Dans les années 1980 et 1990, l'idée d'une société post-industrielle partageant le travail au niveau international s'est répandue. L'atelier du monde aurait été la Chine ou l'Inde, tandis que l'activité d'innovation et de recherche et développement (R&D) serait restée en France tout en développant l'économie de service. La situation est plus complexe. La baisse de l'industrie est aussi liée à des enjeux de compétitivité. La compétitivité n'est abordée, notamment par les dirigeants et organisations patronales, que par la dimension des coûts avec les demandes de baisse d'impôts et de cotisations, qui ont d'ailleurs été nombreuses ces dernières années. Ces baisses d'impôts et de charges n'ont pourtant pas enrayé le phénomène de baisse de l'industrie dans notre pays. La compétitivité peut pourtant être vue sous un angle différent, qui s'attarde sur les éléments hors coût. Il s'agit par exemple du lien entre la R&D et la production. La R&D se porte assez bien en France, mais un maillon manque entre la R&D, l'innovation et la mise en production. La compétitivité repose aussi sur les compétences des salariés. Dans une situation de délocalisation et de baisse des emplois dans l'industrie, les compétences tendent à disparaître. Je note également un déficit de politique industrielle. Une prise de conscience a débuté à partir de 2005, avec la mise en place des pôles de compétitivité. Le manque de politique industrielle reste prégnant.

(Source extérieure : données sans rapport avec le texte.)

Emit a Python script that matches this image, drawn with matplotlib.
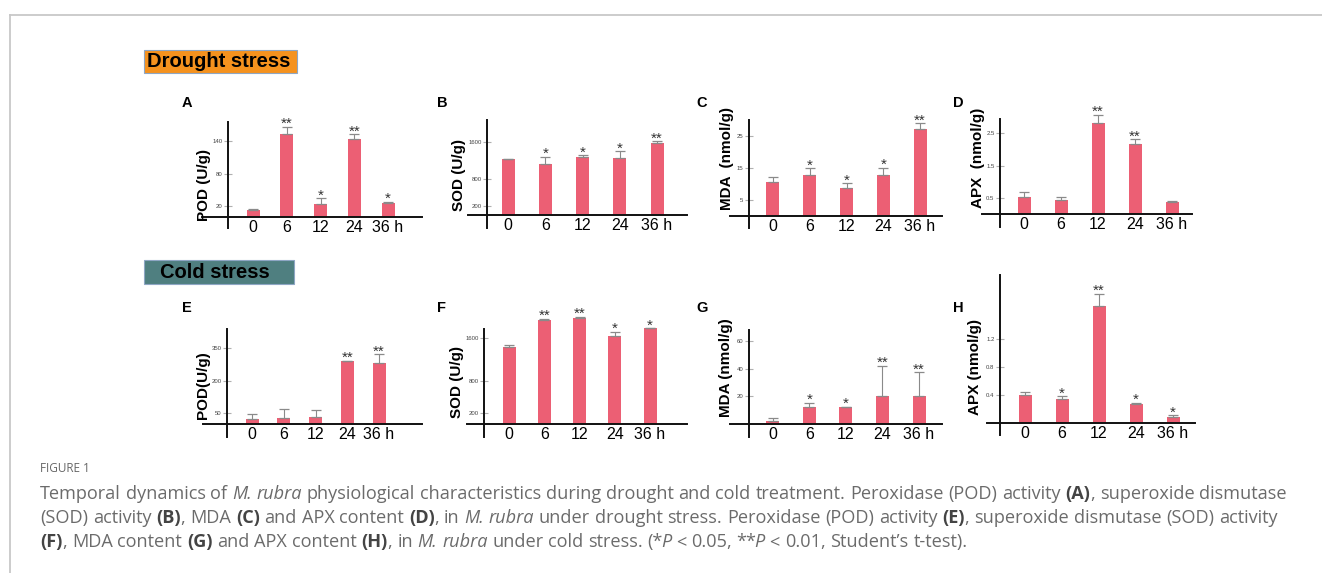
import matplotlib
matplotlib.use('Agg')
import matplotlib.pyplot as plt
from matplotlib.lines import Line2D
from matplotlib.patches import Rectangle

plt.rcParams['font.family'] = ['Liberation Sans', 'DejaVu Sans']

W, H = 1322, 573

times = ['0', '6', '12', '24', '36 h']

# drought stress
pod_d = [13, 153, 24, 144, 25]
pod_d_err = [1, 13, 11, 9, 3]
pod_d_sig = ['', '**', '*', '**', '*']

sod_d = [1230, 1110, 1270, 1245, 1570]
sod_d_err = [8, 165, 40, 160, 45]
sod_d_sig = ['', '*', '*', '*', '**']

mda_d = [10.7, 12.8, 8.7, 12.8, 27.1]
mda_d_err = [1.6, 2.1, 1.5, 2.3, 1.9]
mda_d_sig = ['', '*', '*', '*', '**']

apx_d = [0.52, 0.43, 2.83, 2.17, 0.36]
apx_d_err = [0.17, 0.11, 0.24, 0.14, 0.05]
apx_d_sig = ['', '', '**', '**', '']

# cold stress
pod_c = [23, 29, 31, 292, 282]
pod_c_err = [22, 40, 35, 0, 41]
pod_c_sig = ['', '', '', '**', '**']

sod_c = [1440, 1935, 1985, 1647, 1790]
sod_c_err = [25, 30, 20, 75, 0]
sod_c_sig = ['', '**', '**', '*', '*']

mda_c = [2.2, 12.5, 12.5, 20.3, 20.3]
mda_c_err = [2.4, 2.9, 0, 21.9, 17.2]
mda_c_sig = ['', '*', '*', '**', '**']

apx_c = [0.40, 0.35, 1.67, 0.27, 0.09]
apx_c_err = [0.05, 0.03, 0.18, 0.02, 0.02]
apx_c_sig = ['', '*', '**', '*', '*']

bar_color = '#ec5f74'

fig = plt.figure(figsize=(W / 100, H / 100), dpi=100)

# card frame
fig.add_artist(Line2D([9.5 / W, 1], [1 - 14.5 / H] * 2, transform=fig.transFigure, color='#c8c8c8', lw=1.3))
fig.add_artist(Line2D([9.5 / W] * 2, [0, 1 - 14.5 / H], transform=fig.transFigure, color='#c8c8c8', lw=1.3))

# section boxes
for (x0, y0, x1, y1, fc, tx, label) in [(144, 50, 297, 73, '#f5921e', 147, 'Drought stress'),
                                        (144, 260, 294, 284, '#4f7f80', 160, 'Cold stress')]:
    fig.add_artist(Rectangle((x0 / W, 1 - y1 / H), (x1 - x0) / W, (y1 - y0) / H, transform=fig.transFigure,
                             facecolor=fc, edgecolor='#8ea6c4', lw=0.8))
    fig.text(tx / W, 1 - (y0 + y1) / 2 / H, label, fontsize=14.5, fontweight='bold', va='center', ha='left')


def panel(lay, vals, errs, sig, ticks, tick_fmt, ylabel, letter):
    xl, xr, yt, yb, axx, base, c0, c4, s, lx, ly, yx, yy = lay
    k = (c4 - c0) / 4
    ax = fig.add_axes([xl / W, 1 - yb / H, (xr - xl) / W, (yb - yt) / H])
    ax.set_facecolor('none')
    idx = range(len(vals))
    ax.bar(idx, vals, width=13 / k, color=bar_color, zorder=2, clip_on=False)
    eb = ax.errorbar(idx, vals, yerr=[[0] * len(errs), errs], fmt='none', ecolor='#8a8a8a',
                     elinewidth=0.8, capsize=3.5, capthick=0.9, zorder=3)
    for art in eb.lines[1] + eb.lines[2]:
        art.set_clip_on(False)
    for i, (v, e, st) in enumerate(zip(vals, errs, sig)):
        if st:
            ax.annotate(st, xy=(i, v + e), xytext=(0, -1), textcoords='offset points',
                        ha='center', va='baseline', fontsize=11, color='#333333', annotation_clip=False)
    ax.set_xlim((xl - c0) / k, (xr - c0) / k)
    ax.set_ylim(-(yb - base) / s, (base - yt) / s)
    for side in ['top', 'right']:
        ax.spines[side].set_visible(False)
    ax.spines['left'].set_position(('data', (axx - c0) / k))
    ax.spines['bottom'].set_position(('data', 0))
    for side in ['left', 'bottom']:
        ax.spines[side].set_linewidth(1.4)
        ax.spines[side].set_color('#111111')
    ax.set_xticks(list(idx))
    ax.set_xticklabels(times)
    ax.tick_params(axis='x', length=0, pad=2, labelsize=11.5)
    ax.set_yticks(ticks)
    ax.set_yticklabels([tick_fmt.format(t) for t in ticks])
    ax.tick_params(axis='y', direction='inout', length=6, width=0.8, color='#b0b0b0',
                   labelsize=4.3, labelcolor='#444444', pad=1)
    fig.text(lx / W, 1 - ly / H, letter, fontsize=10.5, fontweight='bold', ha='center', va='center')
    fig.text(yx / W, 1 - yy / H, ylabel, fontsize=11, fontweight='bold', rotation=90, ha='center', va='center')
    return ax


# xl, xr, yt, yb, y-axis x, baseline, first bar, last bar, px per unit, letter x/y, ylabel x/y
layout = {
    'A': (202, 422, 122, 228, 228, 217, 253, 388, 0.543, 187, 103, 204, 185),
    'B': (468, 687, 120, 228, 487, 215, 508, 657, 0.0456, 442, 103, 459, 175),
    'C': (730, 942, 120, 228, 749, 216, 773, 920, 3.2, 702, 103, 727, 158),
    'D': (982, 1192, 119, 227, 1000, 214, 1024, 1172, 32.3, 958, 103, 978, 158),
    'E': (203, 422, 329, 437, 227, 424, 252, 379, 0.217, 187, 308, 203, 385),
    'F': (467, 687, 329, 437, 484, 424, 509, 650, 0.0536, 442, 308, 457, 382),
    'G': (730, 942, 330, 437, 749, 424, 773, 919, 1.38, 702, 308, 726, 368),
    'H': (987, 1195, 275, 435, 1000, 423, 1025, 1173, 70, 958, 308, 975, 367),
}

panel(layout['A'], pod_d, pod_d_err, pod_d_sig, [20, 80, 140], '{:g}', 'POD (U/g)', 'A')
panel(layout['B'], sod_d, sod_d_err, sod_d_sig, [200, 800, 1600], '{:g}', 'SOD (U/g)', 'B')
panel(layout['C'], mda_d, mda_d_err, mda_d_sig, [5, 15, 25], '{:g}', 'MDA  (nmol/g)', 'C')
panel(layout['D'], apx_d, apx_d_err, apx_d_sig, [0.5, 1.5, 2.5], '{:.1f}', 'APX  (nmol/g)', 'D')
panel(layout['E'], pod_c, pod_c_err, pod_c_sig, [50, 200, 350], '{:g}', 'POD(U/g)', 'E')
panel(layout['F'], sod_c, sod_c_err, sod_c_sig, [200, 800, 1600], '{:g}', 'SOD (U/g)', 'F')
panel(layout['G'], mda_c, mda_c_err, mda_c_sig, [20, 40, 60], '{:g}', 'MDA (nmol/g)', 'G')
panel(layout['H'], apx_c, apx_c_err, apx_c_sig, [0.4, 0.8, 1.2], '{:.1f}', 'APX (nmol/g)', 'H')

# caption
cap_font = ['Open Sans', 'DejaVu Sans']
styles = {'n': dict(color='#6b6b6b'),
          'i': dict(color='#6b6b6b', style='italic'),
          'b': dict(color='#444444', fontweight='bold')}

caption = [
    [('Temporal dynamics of ', 'n'), ('M. rubra', 'i'),
     (' physiological characteristics during drought and cold treatment. Peroxidase (POD) activity ', 'n'),
     ('(A)', 'b'), (', superoxide dismutase', 'n')],
    [('(SOD) activity ', 'n'), ('(B)', 'b'), (', MDA ', 'n'), ('(C)', 'b'), (' and APX content ', 'n'),
     ('(D)', 'b'), (', in ', 'n'), ('M. rubra', 'i'),
     (' under drought stress. Peroxidase (POD) activity ', 'n'), ('(E)', 'b'),
     (', superoxide dismutase (SOD) activity', 'n')],
    [('(F)', 'b'), (', MDA content ', 'n'), ('(G)', 'b'), (' and APX content ', 'n'), ('(H)', 'b'),
     (', in ', 'n'), ('M. rubra', 'i'), (' under cold stress. (*', 'n'), ('P', 'i'), (' < 0.05, **', 'n'),
     ('P', 'i'), (' < 0.01, Student\u2019s t-test).', 'n')],
]

renderer = fig.canvas.get_renderer()


def tokens_of(runs):
    tokens = [[]]
    for txt, st in runs:
        for ch in txt:
            if ch == ' ':
                tokens.append([])
            elif tokens[-1] and tokens[-1][-1][1] == st:
                tokens[-1][-1] = (tokens[-1][-1][0] + ch, st)
            else:
                tokens[-1].append((ch, st))
    return tokens


def rich_line(x, y, runs, size, draw=True):
    x_start = x
    sp_a = fig.text(0, 0, 'a a', fontsize=size, family=cap_font)
    sp_b = fig.text(0, 0, 'aa', fontsize=size, family=cap_font)
    space = sp_a.get_window_extent(renderer).width - sp_b.get_window_extent(renderer).width
    sp_a.remove()
    sp_b.remove()
    for tok in tokens_of(runs):
        prev = None
        for seg, st in tok:
            if prev == 'n' and st == 'i':
                x -= 2  # italic glyph sits a bit right of the upright one
            t = fig.text(x / W, 1 - y / H, seg, fontsize=size, family=cap_font,
                         ha='left', va='center', **styles[st])
            x += t.get_window_extent(renderer).width
            if not draw:
                t.remove()
            prev = st
        x += space
    return x - space - x_start


# fit the first caption line to the width it has in the figure
base_size = 11.5
w1 = rich_line(40, 494, caption[0], base_size, draw=False)
cap_size = base_size * 1255 / w1

fig.text(40 / W, 1 - 469 / H, 'FIGURE 1', fontsize=8.5, family=cap_font, color='#666666', va='center')
for n, runs in enumerate(caption):
    rich_line(40, 494 + 24 * n, runs, cap_size)

fig.savefig('out.png', dpi=100)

Concernant les solutions possibles, il faut d'abord retenir qu'il est très difficile de faire revenir sur le territoire français des activités qui ont été délocalisées. Notre époque voit cependant de nouvelles obligations, comme la lutte et l'adaptation au réchauffement climatique. Il s'agit pour moi de réelles opportunités de localiser des activités industrielles différentes sur le territoire français ou en Europe. Une politique industrielle volontariste est nécessaire. La création du Haut-commissariat au plan est une bonne idée, mais nous n'en avons pas vu les effets. Dans le contexte d'une neutralité carbone pour 2050, il conviendrait de faire une projection pour chaque filière afin d'en évaluer les implications. Si les comités stratégiques de filière (CSF) étaient dotés de moyens supérieurs et d'une gouvernance différente, ils pourraient devenir des appuis essentiels à cet égard. Il est par ailleurs indispensable de croiser l'aspect filière et territoire, pour maintenir l'emploi et développer les activités industrielles. La mise en place d'activités d'économie circulaire a aussi la vertu de fixer les entreprises sur un territoire et de faire coopérer les acteurs ensemble. C'est l'un des axes importants de la transition écologique. La gouvernance dans les entreprises doit aussi être rééquilibrée entre les salariés et les actionnaires. Les actionnaires apportent des capitaux, mais les salariés fournissent leurs compétences et leur force de travail. L'industrie allemande, qui bénéficie d'un système de codétermination, se porte bien mieux que la nôtre. La loi n° 2019-486 du 22 mai 2019 relative à la croissance et la transformation des entreprises, dite « loi PACTE », devrait être renforcée. Il faut aussi évoquer les normes nécessaires pour produire des biens éco-conçus, réparables et recyclables, pour contribuer à ce que les activités restent sur le territoire français et européen. Enfin, la lutte contre l'évasion et l'optimisation fiscales permettrait d'éviter que les bénéfices réalisés par les entreprises échappent aux salariés et entravent le partage de la vraie valeur dans l'entreprise.